Friday, February 22, 2013

Browseworthy


  1. Nature reports that a Company offers portable peer review: Author-pays service cuts down on redundant reviews.
    The concept comes from a company called Rubriq. Charging authors an estimated US$500–700 for its service, the firm plans to offer a standard-format anonymized review, and is currently testing its concept with publishers including Public Library of Science (PLoS), Karger, F1000Research and Wiley, as well as more than 500 reviewers.
    The idea is for authors to pay for a quick independent peer review, as done currently, with the reviews to travel along with the paper when submitted to journals. If it gets rejected in one, the paper goes to the next journal along with the peer reviews already done and so on, saving time for all involved, before the authors find a suitable journal for getting their paper published.
  2. Journal impact factor is useless and even detrimental. Assessment done based on journal ranking is bad scientific practice. As an academic if you still need convincing on these observations, read the recent salvo by Björn Brembs, Marcus Munafò titled "Deep Impact: Unintended consequences of journal rank" posted in the arXiv.

    The authors suggest to close down this journal publishing enterprise in toto "[...] in favor of a library-based scholarly communication system".
  3. The claim that most biomedical research is wrong was first put forward by John Ioannidis at the University of Ioannina in Greece in 2005 [PLoS paper].

    This is being challenged in a recent paper posted in arXiv titled "Empirical Estimates Suggest Most Published Medical Research is True". Analysis in this paper suggest that the real number is just 14 per cent.

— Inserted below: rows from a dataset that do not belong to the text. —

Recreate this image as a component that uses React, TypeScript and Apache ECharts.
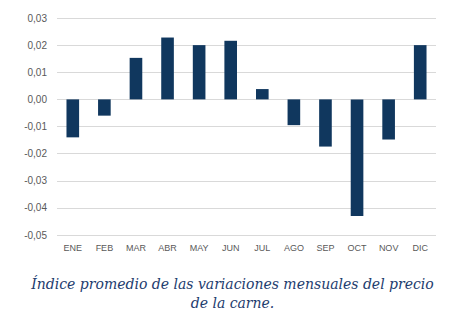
import React, { useEffect, useRef } from "react";
import * as echarts from "echarts";

const months = ["ENE", "FEB", "MAR", "ABR", "MAY", "JUN", "JUL", "AGO", "SEP", "OCT", "NOV", "DIC"];
const variations = [-0.014, -0.006, 0.0153, 0.0228, 0.02, 0.0216, 0.0038, -0.0095, -0.0174, -0.043, -0.0148, 0.02];
const captionLines = ["Índice promedio de las variaciones mensuales del precio", "de la carne."];

export default function App() {
  const ref = useRef<HTMLDivElement>(null);
  useEffect(() => {
    if (!ref.current) return;
    const chart = echarts.init(ref.current, null, { renderer: "svg" });
    chart.setOption({
      animation: false,
      backgroundColor: "#ffffff",
      grid: { left: 57, right: 29, top: 18, bottom: 88 },
      xAxis: {
        type: "category",
        data: months,
        position: "bottom",
        axisLine: { show: false, onZero: false },
        axisTick: { show: false },
        axisLabel: { color: "#595959", fontSize: 9, fontFamily: "Liberation Sans", margin: 8 },
      },
      yAxis: {
        type: "value",
        min: -0.05,
        max: 0.03,
        interval: 0.01,
        axisLine: { show: false },
        axisTick: { show: false },
        splitLine: { lineStyle: { color: "#d9d9d9", width: 1 } },
        axisLabel: {
          color: "#595959",
          fontSize: 10,
          fontFamily: "Liberation Sans",
          margin: 10,
          formatter: (v: number) => (Math.round(v * 100) / 100).toFixed(2).replace(".", ","),
        },
      },
      series: [
        {
          type: "bar",
          data: variations,
          barWidth: "40%",
          itemStyle: { color: "#10375e" },
        },
      ],
      graphic: [
        {
          type: "text",
          left: "center",
          top: 274,
          style: {
            text: captionLines.join("\n"),
            font: "italic 14px 'DejaVu Serif'",
            fill: "#1d3c6e",
            textAlign: "center",
            lineHeight: 19,
          },
        },
      ],
    });
    return () => chart.dispose();
  }, []);
  return <div ref={ref} style={{ width: 465, height: 323, position: "absolute", left: 0, top: 0 }} />;
}
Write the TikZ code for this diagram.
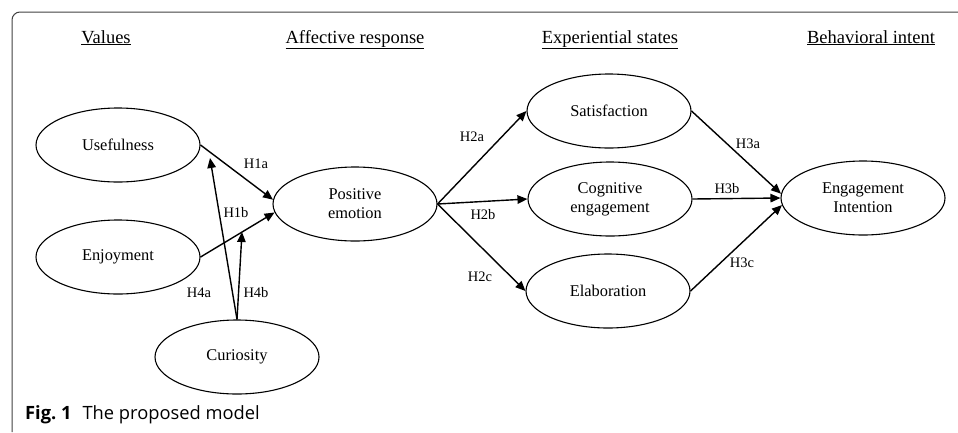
\documentclass[tikz,border=0pt]{standalone}
\usepackage{fontspec}
\setmainfont{Liberation Serif}
\newfontfamily\capfont{Open Sans}
\usetikzlibrary{arrows.meta, shapes.geometric}

\begin{document}
\begin{tikzpicture}[
  x=1pt, y=-1pt,
  >={Triangle[length=10pt, width=8.5pt]},
  construct/.style={ellipse, draw, line width=1.1pt, minimum width=164pt,
    minimum height=74pt, inner sep=0pt, align=center,
    font=\fontsize{16.4}{19}\selectfont},
  hyp/.style={inner sep=0pt, font=\fontsize{14.5}{16}\selectfont},
  colhead/.style={inner sep=0pt, anchor=base, font=\fontsize{18.5}{21}\selectfont},
  link/.style={->, line width=1.4pt}
]
  \useasboundingbox (0,0) rectangle (958,432);
  \draw[black!75, line width=1pt, rounded corners=8pt] (958,12) -- (12,12) -- (12,432);

  % column headings
  \node[colhead] (hval) at (106,43) {\underline{Values}};
  \node[colhead] (haff) at (355,43) {\underline{Affective response}};
  \node[colhead] (hexp) at (610,43) {\underline{Experiential states}};
  \node[colhead] (hbeh) at (871,43) {\underline{Behavioral intent}};

  % constructs
  \node[construct] (useful) at (118,145) {Usefulness};
  \node[construct] (enjoy) at (118,257) {Enjoyment};
  \node[construct] (curio) at (237,357) {Curiosity};
  \node[construct] (posemo) at (355,204) {Positive\\emotion};
  \node[construct] (satis) at (609,111) {Satisfaction};
  \node[construct] (cogeng) at (610,199) {Cognitive\\engagement};
  \node[construct] (elab) at (608,291) {Elaboration};
  \node[construct] (engint) at (863,198) {Engagement\\Intention};

  \coordinate (h4aend) at (210,158);
  \coordinate (h4bend) at (242,232);

  \draw[link] (useful.east) -- (posemo.177);
  \draw[link] (enjoy.east) -- (posemo.186);
  \draw[link] (curio.north) -- (h4aend);
  \draw[link] (curio.north) -- (h4bend);
  \draw[link] (posemo.east) -- (satis.west);
  \draw[link] (posemo.east) -- (cogeng.west);
  \draw[link] (posemo.east) -- (elab.west);
  \draw[link] (satis.east) -- (engint.177);
  \draw[link] (cogeng.east) -- (engint.west);
  \draw[link] (elab.east) -- (engint.185);

  % hypothesis labels
  \node[hyp] (h1a) at (256,164) {H1a};
  \node[hyp] (h1b) at (236,213) {H1b};
  \node[hyp] (h4a) at (199,293) {H4a};
  \node[hyp] (h4b) at (256,293) {H4b};
  \node[hyp] (h2a) at (472,137) {H2a};
  \node[hyp] (h2b) at (483,215) {H2b};
  \node[hyp] (h2c) at (480,277) {H2c};
  \node[hyp] (h3a) at (748,144) {H3a};
  \node[hyp] (h3b) at (727,189) {H3b};
  \node[hyp] (h3c) at (742,263) {H3c};

  \node[anchor=base west, inner sep=0pt, font=\capfont\fontsize{18.3}{21}\selectfont]
    (cap) at (25,419) {\textbf{Fig.~1}\hspace{0.6em}The proposed model};
\end{tikzpicture}
\end{document}
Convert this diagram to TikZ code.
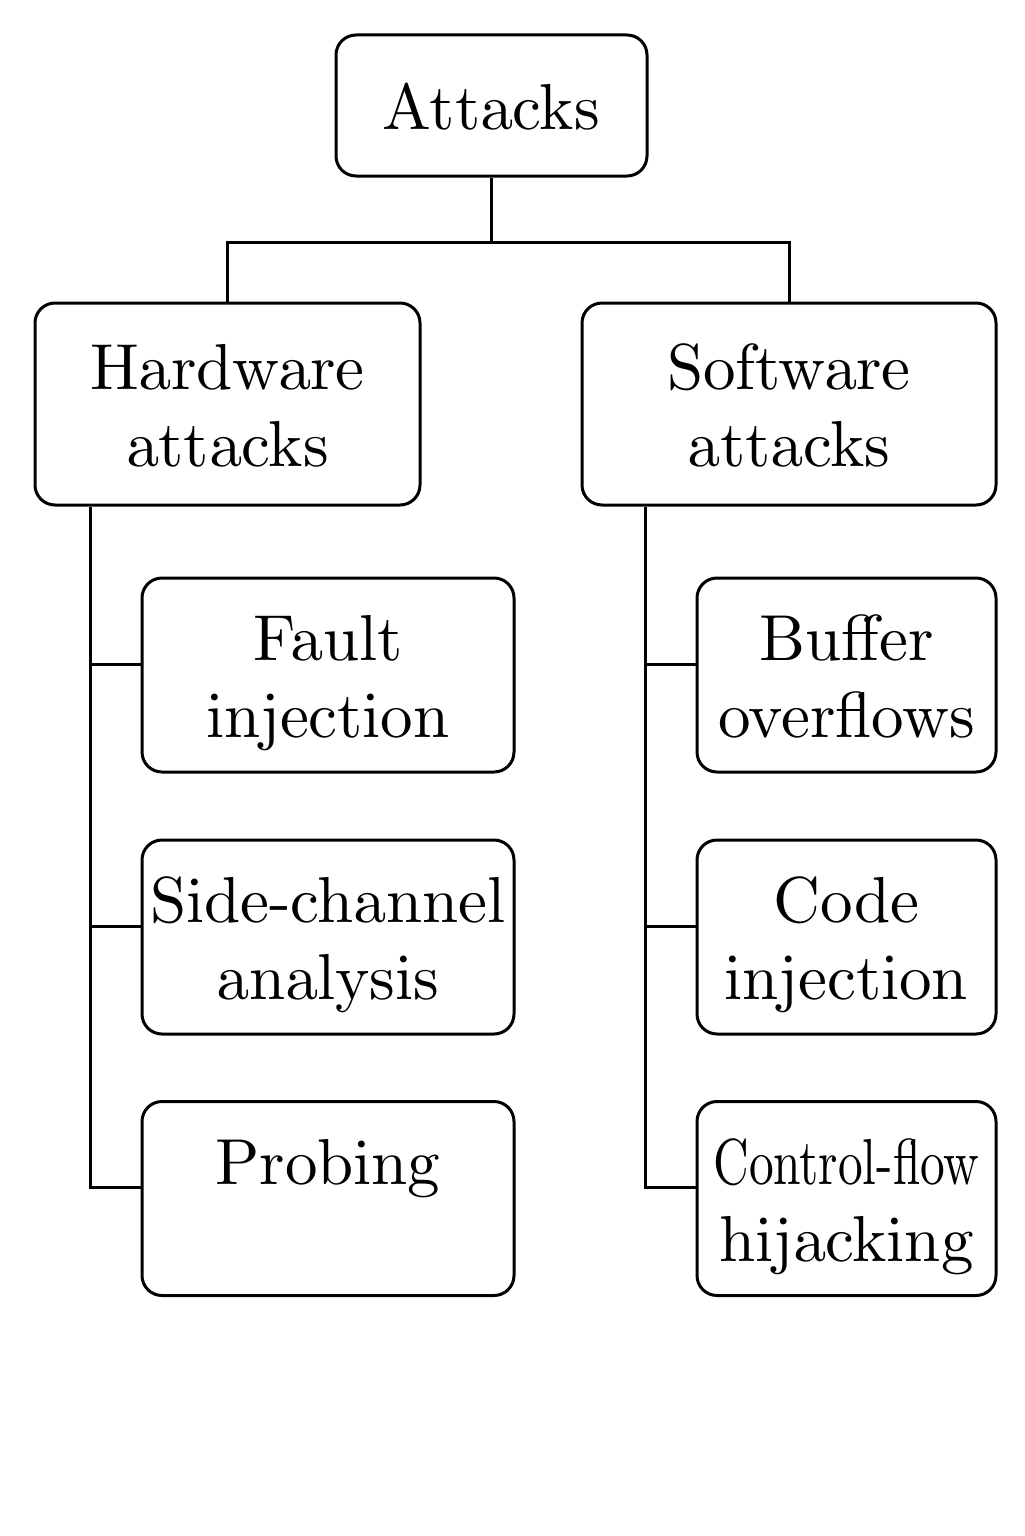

    Read a brief on this Technology Review article.
  4. In an opinion piece titled Why Business Schools Teach Transparency but Practice Ambiguity Larry Zicklin provides several examples on why business schools should consider doing less research and more teaching. Here is his starting argument
    [...] if faculty members assumed larger teaching workloads, while doing less research, universities could deliver a college education at a fraction of its present cost. And all that would be lost would be a succession of what he sees as research papers that are of only marginal interest.
    Read More...
  5. Dean Keith Simonton, Professor of psychology at UC Davis,has a provocative Scientific genius is extinct comment in Nature. A copious quote from the article:
    Our theories and instruments now probe the earliest seconds and farthest reaches of the Universe, and we can investigate the tiniest of life forms and the shortest-lived of subatomic particles. It is difficult to imagine that scientists have overlooked some phenomenon worthy of its own discipline alongside astronomy physics, chemistry and biology. For more than a century, any new discipline has been a hybrid of one of these, such as astrophysics, biochemistry or astrobiology. Future advances are likely to build on what is already known rather than alter the foundations of knowledge. One of the biggest recent scientific accomplishments is the discovery of the Higgs boson – the existence of which was predicted decades ago.

    [...]If anything, scientists today might require more raw intelligence to become a first-rate researcher than it took to become a genius during… the scientific revolution in the sixteenth and seventeenth century, given how much information and experience researchers must now acquire to become proficient.
    The article would have made me reflect more, if only it had defined properly what (according to the author) is scientific genius.